On le décrit parfois comme l’Alain Ducasse péruvien. A 51 ans, le chef sud-américain Gaston Acurio est à la tête d’une quarantaine de sites répartis dans une douzaine de pays, dont la Suisse, où il a inauguré ce printemps le Yakumanka au Mandarin Oriental à Genève. Depuis l’ouverture en 1994 du restaurant Astrid y Gaston avec son épouse Astrid Gutsche, le chef est parvenu à mettre le Pérou sur la carte gastronomique, le pays ayant été élu à cinq reprises meilleure destination, grâce à lui et quelques autres chefs stars tels Vigilio Martinez et Mitsuharu Tsumura.
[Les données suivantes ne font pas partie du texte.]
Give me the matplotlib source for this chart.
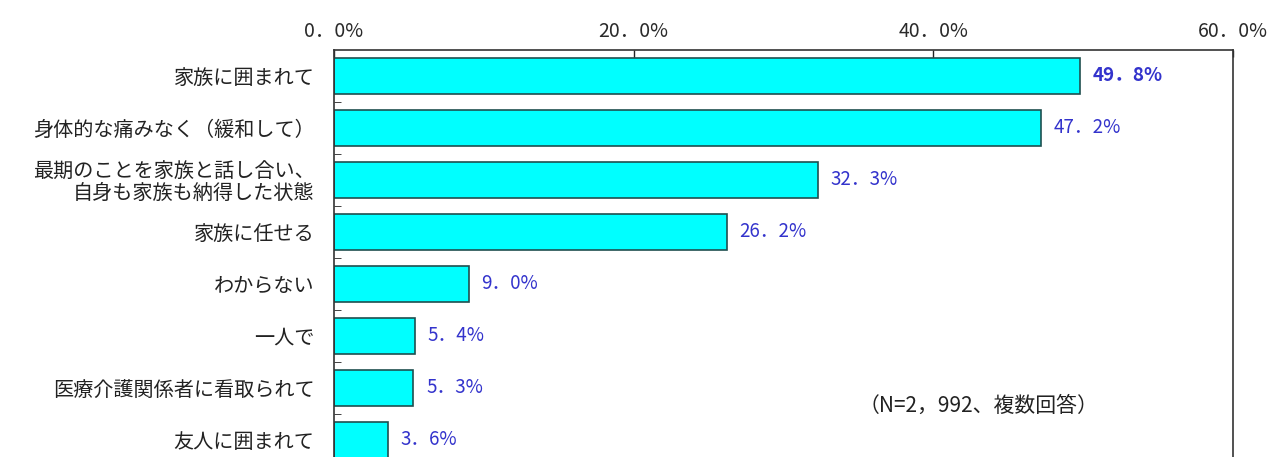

Le secret de ce succès? La formidable diversité des produits, des environnements et des climats, «une diversité qui est aussi culturelle et le fruit de tous nos métissages, du Japon à l’Afrique et à la Chine», précise Gaston Acurio qui était il y a quelques jours de passage à Genève. L’occasion pour lui d’évoquer ses débuts dans un contexte difficile, à une époque où les restaurateurs de sa génération ne disposaient d’aucun soutien, ni du ministère de l’agriculture, ni de l’économie, et où ils peinaient à trouver un local et à convaincre les banques et les investisseurs. «Seul l’Office de promotion Pro Perù a compris que la gastronomie contribuait à l’image du pays et nous a trouvé un petit budget», se souvient-il. La suite, on la connaît: élevée au rang de capitale gastronomique, Lima est prise d’assaut par les gastronomes du monde entier, notamment lors de la Semaine sainte, durant laquelle plus de 50000 personnes affluent de toute l’Amérique latine et des Etats-Unis, juste pour manger. Dans un registre plus personnel, le chef péruvien explique également comment il a dû vaincre les réticences de sa propre famille lorsqu’il lui a annoncé son intention de devenir cuisinier.
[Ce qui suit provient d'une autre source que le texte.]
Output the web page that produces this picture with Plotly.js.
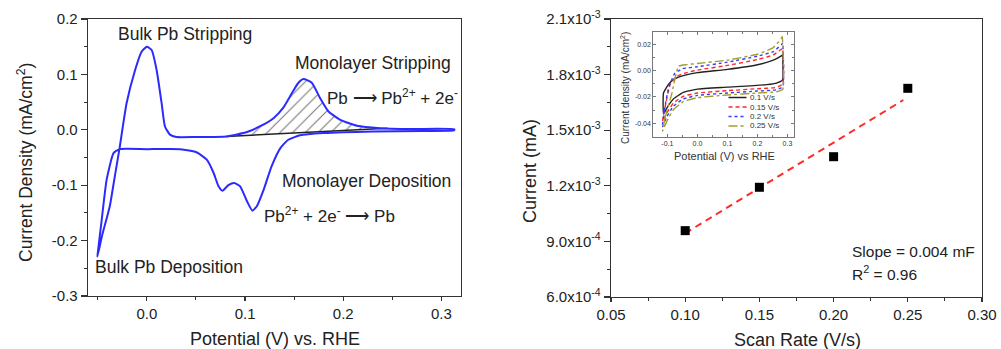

HGH: Gaston Acurio, comment est née l’idée d’ouvrir le Yakumanka à Genève?
Je collaborais déjà avec le Groupe Mandarin Oriental: nous avons ouvert un restaurant à Miami (La Mar) voici cinq ans, qui marche très bien, puis un deuxième à Barcelone. Là-dessus, les pop-up que nous avons organisés à Genève avec notre chef de Miami ont eu beaucoup de succès. Les responsables du groupe ont pensé que ce serait une bonne idée de proposer une cuisine péruvienne, simple et jeune ici, dans cette adresse qui se cherche un peu.
Yakumanka et La Mar correspondent-ils à deux registres différents?
C’est la même carte, le même esprit et la même envie de faire découvrir la cuisine péruvienne de manière simple et jeune. Le Yakumanka est juste un peu plus petit.
Genève compte un nombre croissant d’enseignes péruviennes: ne craignez-vous pas cette concurrence?
C’est formidable: tout ce qui peut accélérer le mouvement et inspirer l’envie de découvrir, c’est tant mieux! Notre mission est la même: faire découvrir la diversité de notre culture péruvienne. La cuisine est un pont entre les cultures.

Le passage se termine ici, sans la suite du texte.